(Rows from a dataset of charts and code)

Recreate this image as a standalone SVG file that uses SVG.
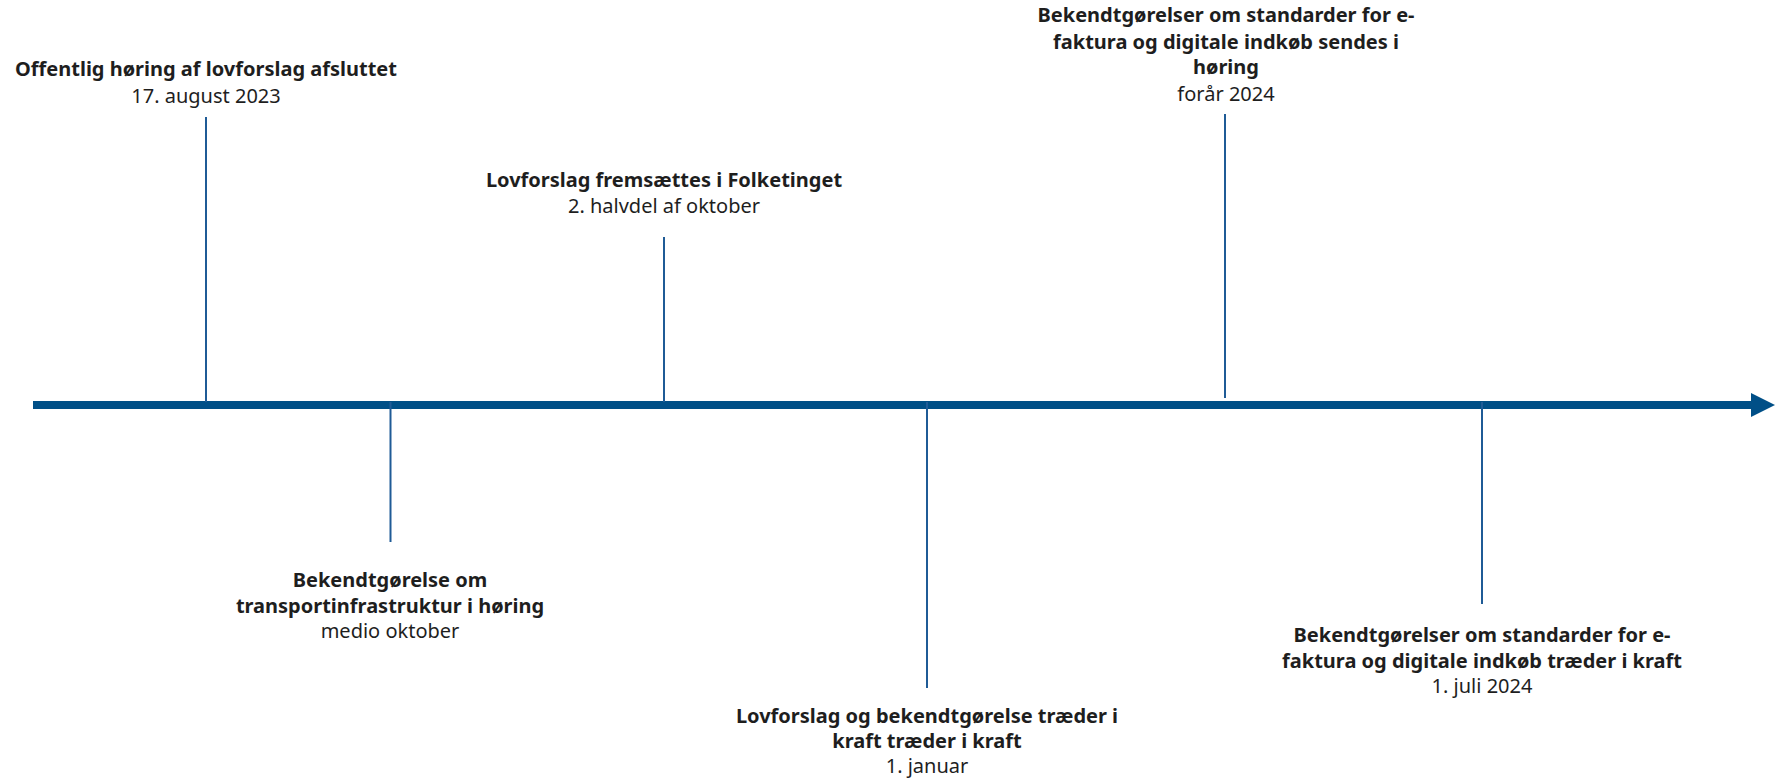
<svg xmlns="http://www.w3.org/2000/svg" width="1785" height="778" viewBox="0 0 1785 778">
<defs>
<style>
.t{font-family:"Noto Sans","Open Sans","Liberation Sans",sans-serif;font-size:20px;fill:#1e1e1e;text-anchor:middle}
.b{font-weight:bold}
.tick{stroke:#1f5b96;stroke-width:2;fill:none}
.axis{stroke:#004f87;stroke-width:8;fill:none}
</style>
<marker id="ah" markerUnits="userSpaceOnUse" markerWidth="26" markerHeight="26" refX="0" refY="12" orient="auto" viewBox="0 0 26 26">
<path d="M0,0 L24,12 L0,24 Z" fill="#004f87"/>
</marker>
</defs>
<rect width="1785" height="778" fill="#ffffff"/>
<g id="connectors">
<line class="axis" x1="33" y1="405" x2="1751" y2="405" marker-end="url(#ah)"/>
<line class="tick" x1="206" y1="117" x2="206" y2="402"/>
<line class="tick" x1="390.5" y1="402" x2="390.5" y2="542"/>
<line class="tick" x1="664" y1="237" x2="664" y2="402"/>
<line class="tick" x1="927" y1="402" x2="927" y2="688"/>
<line class="tick" x1="1225" y1="114" x2="1225" y2="398"/>
<line class="tick" x1="1482" y1="402" x2="1482" y2="604"/>
</g>
<g id="n1">
<text class="t b" x="206" y="76">Offentlig høring af lovforslag afsluttet</text>
<text class="t" x="206" y="103">17. august 2023</text>
</g>
<g id="n2">
<text class="t b" x="390" y="587">Bekendtgørelse om</text>
<text class="t b" x="390" y="613">transportinfrastruktur i høring</text>
<text class="t" x="390" y="638">medio oktober</text>
</g>
<g id="n3">
<text class="t b" x="664" y="187">Lovforslag fremsættes i Folketinget</text>
<text class="t" x="664" y="213">2. halvdel af oktober</text>
</g>
<g id="n4">
<text class="t b" x="927" y="723">Lovforslag og bekendtgørelse træder i</text>
<text class="t b" x="927" y="748">kraft træder i kraft</text>
<text class="t" x="927" y="773">1. januar</text>
</g>
<g id="n5">
<text class="t b" x="1226" y="22">Bekendtgørelser om standarder for e-</text>
<text class="t b" x="1226" y="49">faktura og digitale indkøb sendes i</text>
<text class="t b" x="1226" y="74">høring</text>
<text class="t" x="1226" y="101">forår 2024</text>
</g>
<g id="n6">
<text class="t b" x="1482" y="642">Bekendtgørelser om standarder for e-</text>
<text class="t b" x="1482" y="668">faktura og digitale indkøb træder i kraft</text>
<text class="t" x="1482" y="693">1. juli 2024</text>
</g>
</svg>
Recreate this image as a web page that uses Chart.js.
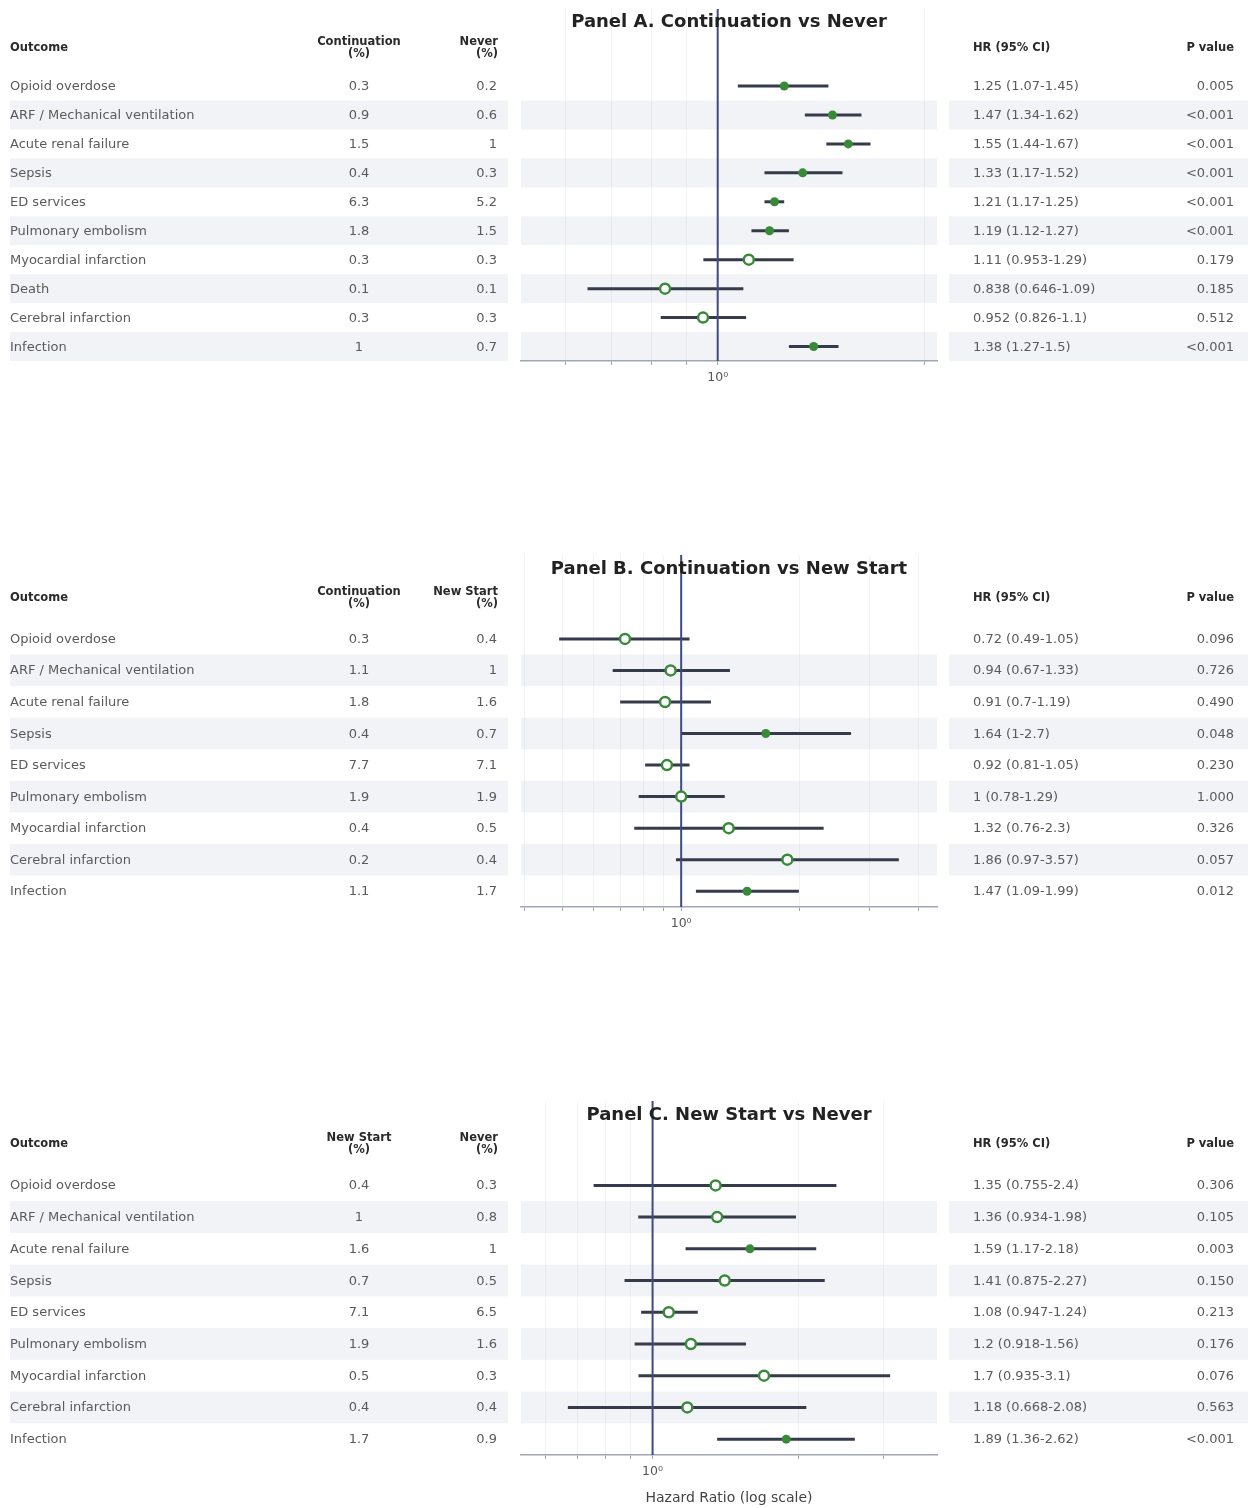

__Exercise brief__. Make an exact copy of all the material, but keep the pictures out of it.

__Answer to the task__.
Recreate this image as a standalone SVG file that uses SVG.
<svg xmlns="http://www.w3.org/2000/svg" width="1785" height="778" viewBox="0 0 1785 778">
<defs>
<style>
.t{font-family:"Noto Sans","Open Sans","Liberation Sans",sans-serif;font-size:20px;fill:#1e1e1e;text-anchor:middle}
.b{font-weight:bold}
.tick{stroke:#1f5b96;stroke-width:2;fill:none}
.axis{stroke:#004f87;stroke-width:8;fill:none}
</style>
<marker id="ah" markerUnits="userSpaceOnUse" markerWidth="26" markerHeight="26" refX="0" refY="12" orient="auto" viewBox="0 0 26 26">
<path d="M0,0 L24,12 L0,24 Z" fill="#004f87"/>
</marker>
</defs>
<rect width="1785" height="778" fill="#ffffff"/>
<g id="connectors">
<line class="axis" x1="33" y1="405" x2="1751" y2="405" marker-end="url(#ah)"/>
<line class="tick" x1="206" y1="117" x2="206" y2="402"/>
<line class="tick" x1="390.5" y1="402" x2="390.5" y2="542"/>
<line class="tick" x1="664" y1="237" x2="664" y2="402"/>
<line class="tick" x1="927" y1="402" x2="927" y2="688"/>
<line class="tick" x1="1225" y1="114" x2="1225" y2="398"/>
<line class="tick" x1="1482" y1="402" x2="1482" y2="604"/>
</g>
<g id="n1">
<text class="t b" x="206" y="76">Offentlig høring af lovforslag afsluttet</text>
<text class="t" x="206" y="103">17. august 2023</text>
</g>
<g id="n2">
<text class="t b" x="390" y="587">Bekendtgørelse om</text>
<text class="t b" x="390" y="613">transportinfrastruktur i høring</text>
<text class="t" x="390" y="638">medio oktober</text>
</g>
<g id="n3">
<text class="t b" x="664" y="187">Lovforslag fremsættes i Folketinget</text>
<text class="t" x="664" y="213">2. halvdel af oktober</text>
</g>
<g id="n4">
<text class="t b" x="927" y="723">Lovforslag og bekendtgørelse træder i</text>
<text class="t b" x="927" y="748">kraft træder i kraft</text>
<text class="t" x="927" y="773">1. januar</text>
</g>
<g id="n5">
<text class="t b" x="1226" y="22">Bekendtgørelser om standarder for e-</text>
<text class="t b" x="1226" y="49">faktura og digitale indkøb sendes i</text>
<text class="t b" x="1226" y="74">høring</text>
<text class="t" x="1226" y="101">forår 2024</text>
</g>
<g id="n6">
<text class="t b" x="1482" y="642">Bekendtgørelser om standarder for e-</text>
<text class="t b" x="1482" y="668">faktura og digitale indkøb træder i kraft</text>
<text class="t" x="1482" y="693">1. juli 2024</text>
</g>
</svg>
Recreate this image as a web page that uses Chart.js.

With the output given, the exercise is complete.